Margret chooses, as he knows he must, to tell the family of victim, and it is agonising. Almost nothing is said, but the weight of responsibility on Maigret is palpable.
The trap fails, and the minister has to have a scape goat. But the trap did produce a button, and from that button a mighty Niagara eventually flows. (A reference to an aside of Sherlock Holmes on the volumes that can be found in scraps of evidence.) It is ground pounding, endless interviews, triple cross-checking, meticulous examination that finally locates the culprit. No flash of semi-divine insight, no laboratory magic, no table pounding or shouting. Just more plod.

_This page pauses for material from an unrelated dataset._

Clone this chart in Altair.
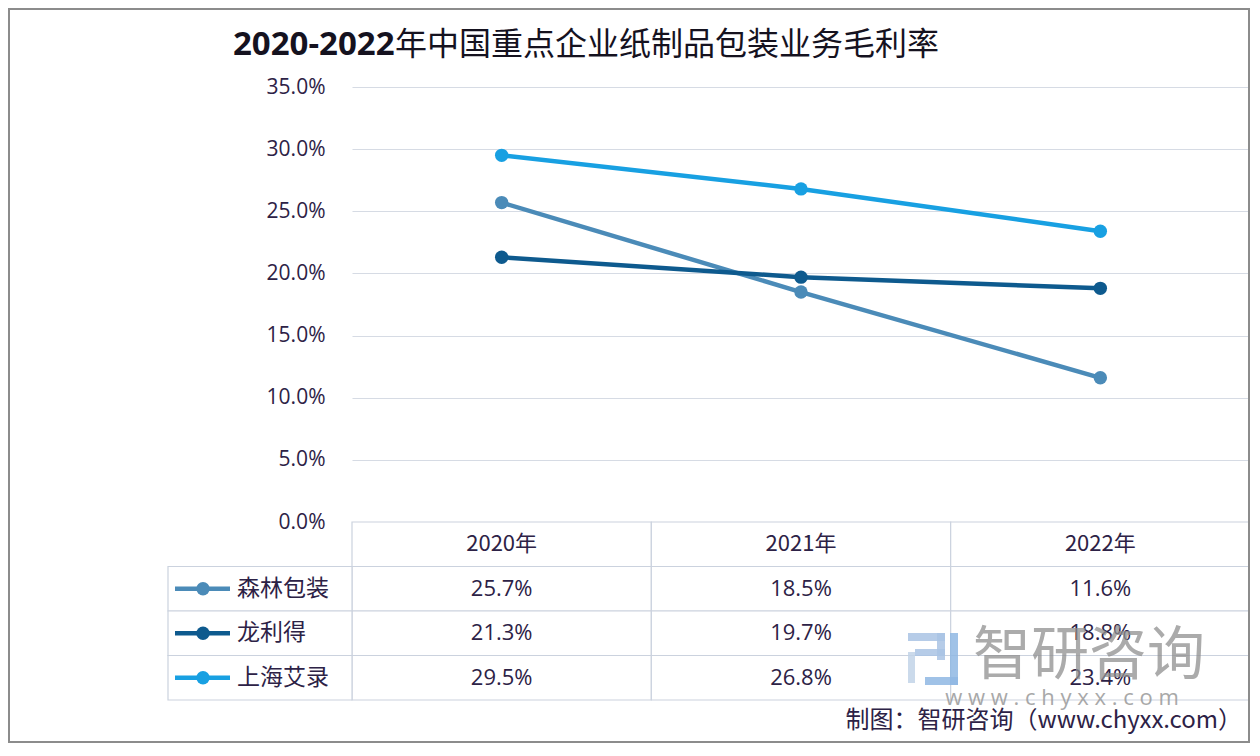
import altair as alt
import pandas as pd

# ---- data ----
years = ["2020年", "2021年", "2022年"]
series = ["森林包装", "龙利得", "上海艾录"]
senlin = [25.7, 18.5, 11.6]
longlide = [21.3, 19.7, 18.8]
aalu = [29.5, 26.8, 23.4]
yticks = [0, 0.05, 0.10, 0.15, 0.20, 0.25, 0.30, 0.35]

title_a = "2020-2022"
title_b = "年中国重点企业纸制品包装业务毛利率"
source = "制图：智研咨询（www.chyxx.com）"
wm_cn = "智研咨询"
wm_en = "w w w . c h y x x . c o m"

colors = ["#4b8bb8", "#0e5a8e", "#18a0e2"]
TXT = "#2d2246"
CJK = "Noto Sans CJK SC"
LAT = "Open Sans"

vals = {"森林包装": senlin, "龙利得": longlide, "上海艾录": aalu}
rows = []
for s in series:
    for y, v in zip(years, vals[s]):
        rows.append({"series": s, "year": y, "value": v / 100.0, "label": f"{v}%", "row": s})
df = pd.DataFrame(rows)

HDR = "hdr"
row_domain = [HDR] + series
header_df = pd.DataFrame({"year": years, "label": years, "row": [HDR] * 3})
cells_df = pd.DataFrame([{"year": y, "row": r} for r in row_domain for y in years])
series_df = pd.DataFrame({"series": series, "row": series})
one = pd.DataFrame({"a": [0]})

# ---- scales / encodings ----
x_band = alt.Scale(domain=years, type="band", paddingInner=0, paddingOuter=0)
X = alt.X("year:N", scale=x_band, axis=None, bandPosition=0.5)
Xr = alt.X("year:N", scale=x_band, axis=None)
row_scale = alt.Scale(domain=row_domain, type="band", range=[435, 613], paddingInner=0, paddingOuter=0)
Yrow = alt.Y("row:N", scale=row_scale, axis=None)
YrowC = alt.Y("row:N", scale=row_scale, axis=None, bandPosition=0.5)
color = alt.Color("series:N", scale=alt.Scale(domain=series, range=colors), legend=None)

Yval = alt.Y(
    "value:Q",
    scale=alt.Scale(domain=[0, 0.35], nice=False, zero=True),
    axis=alt.Axis(values=yticks, format=".1%", grid=True, gridColor="#d6dbe4", gridWidth=1.2,
                  domain=False, ticks=False, labelFontSize=21, labelColor=TXT, labelFont=LAT,
                  labelPadding=27, title=None),
)

base = alt.Chart(df)
lines = base.mark_line(strokeWidth=4.5).encode(x=X, y=Yval, color=color)
pts = base.mark_point(filled=True, size=180, opacity=1).encode(x=X, y=Yval, color=color)
line_layer = alt.layer(lines, pts)

cell_style = dict(fill="white", stroke="#cbd2de", strokeWidth=1.2)
cells = alt.Chart(cells_df).mark_rect(**cell_style).encode(x=Xr, y=Yrow)
legcells = alt.Chart(series_df).mark_rect(**cell_style).encode(
    x=alt.value(-184), x2=alt.value(0), y=Yrow)
hdr_txt = alt.Chart(header_df).mark_text(fontSize=22, color=TXT, font=CJK).encode(
    x=X, y=YrowC, text="label:N")
val_txt = base.mark_text(fontSize=22, color=TXT, font=LAT).encode(
    x=X, y=YrowC, text="label:N")
key_line = alt.Chart(series_df).mark_rule(strokeWidth=4.5).encode(
    x=alt.value(-177), x2=alt.value(-122), y=YrowC, color=color)
key_pt = alt.Chart(series_df).mark_point(filled=True, size=180, opacity=1).encode(
    x=alt.value(-149), y=YrowC, color=color)
key_txt = alt.Chart(series_df).mark_text(align="left", fontSize=23, color=TXT, font=CJK).encode(
    x=alt.value(-115), y=YrowC, text="series:N")
table_layer = alt.layer(cells, legcells, hdr_txt, val_txt, key_line, key_pt, key_txt)

# ---- decorations ----
o = alt.Chart(one)
frame = o.mark_rect(fillOpacity=0, stroke="#8c8c8c", strokeWidth=2).encode(
    x=alt.value(-343), x2=alt.value(897), y=alt.value(-78), y2=alt.value(655))
t_a = alt.Chart(pd.DataFrame({"t": [title_a]})).mark_text(
    align="left", baseline="middle", fontSize=33, fontWeight="bold", color="#15121f", font=LAT
).encode(x=alt.value(-119), y=alt.value(-42), text="t:N")
t_b = alt.Chart(pd.DataFrame({"t": [title_b]})).mark_text(
    align="left", baseline="middle", fontSize=32, fontWeight="normal", color="#15121f", font=CJK
).encode(x=alt.value(43), y=alt.value(-42), text="t:N")

logo_df = pd.DataFrame({
    "x": [556, 585, 563, 598, 573, 556],
    "x2": [593, 593, 593, 606, 606, 563],
    "y": [546, 546, 562, 546, 590, 565],
    "y2": [554, 573, 569, 598, 598, 596],
    "c": ["#a9c3e4", "#a9c3e4", "#a9c3e4", "#8fb7e3", "#8fb7e3", "#c2d3e8"],
})
logo = alt.Chart(logo_df).mark_rect(opacity=0.85).encode(
    x=alt.X("x:Q", scale=None), x2="x2:Q", y=alt.Y("y:Q", scale=None), y2="y2:Q",
    color=alt.Color("c:N", scale=None))
wm1 = alt.Chart(pd.DataFrame({"t": [wm_cn]})).mark_text(
    align="left", baseline="middle", fontSize=58, color="#8f8f8f", opacity=0.75, font=CJK
).encode(x=alt.value(621), y=alt.value(570), text="t:N")
wm2 = alt.Chart(pd.DataFrame({"t": [wm_en]})).mark_text(
    align="center", baseline="middle", fontSize=22, color="#9a9a9a", opacity=0.85, font=LAT
).encode(x=alt.value(710), y=alt.value(611), text="t:N")
src = alt.Chart(pd.DataFrame({"t": [source]})).mark_text(
    align="right", baseline="middle", fontSize=24, color=TXT, font=CJK
).encode(x=alt.value(890), y=alt.value(634), text="t:N")

deco = alt.layer(frame, t_a, t_b, logo, wm1, wm2, src)

chart = alt.layer(line_layer, table_layer, deco).resolve_scale(
    y="independent", color="shared"
).properties(
    width=898, height=435,
    padding={"left": 344, "top": 79, "right": 0, "bottom": 222},
    autosize=alt.AutoSizeParams(type="none"),
    background="white",
).configure_view(stroke=None)

chart.save("out.html", embed_options={"renderer": "svg", "actions": False})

We all know Maigret will prevail, yet there is tension, mainly produced by the silences. Maigret’s techniques of interrogation consists largely of silence, patiently waiting to be told. The desire to tell someone, that is a theme in many of the Simenon’s Maigret novels, sometimes it is boasting, and at other times it is confession.
The team of Lucas, Maigret’s alter ego, muscle man Janvier, and the boyish La Pointe are established.
Gabin Maigret.jpg As Sean Connery IS James Bond, so Jean Gabin IS Jules Maigret with that weathered face, scarred by combat service with the Free French.
simenon.jpg Georges Simenon, one of Belgium’s most successful exports.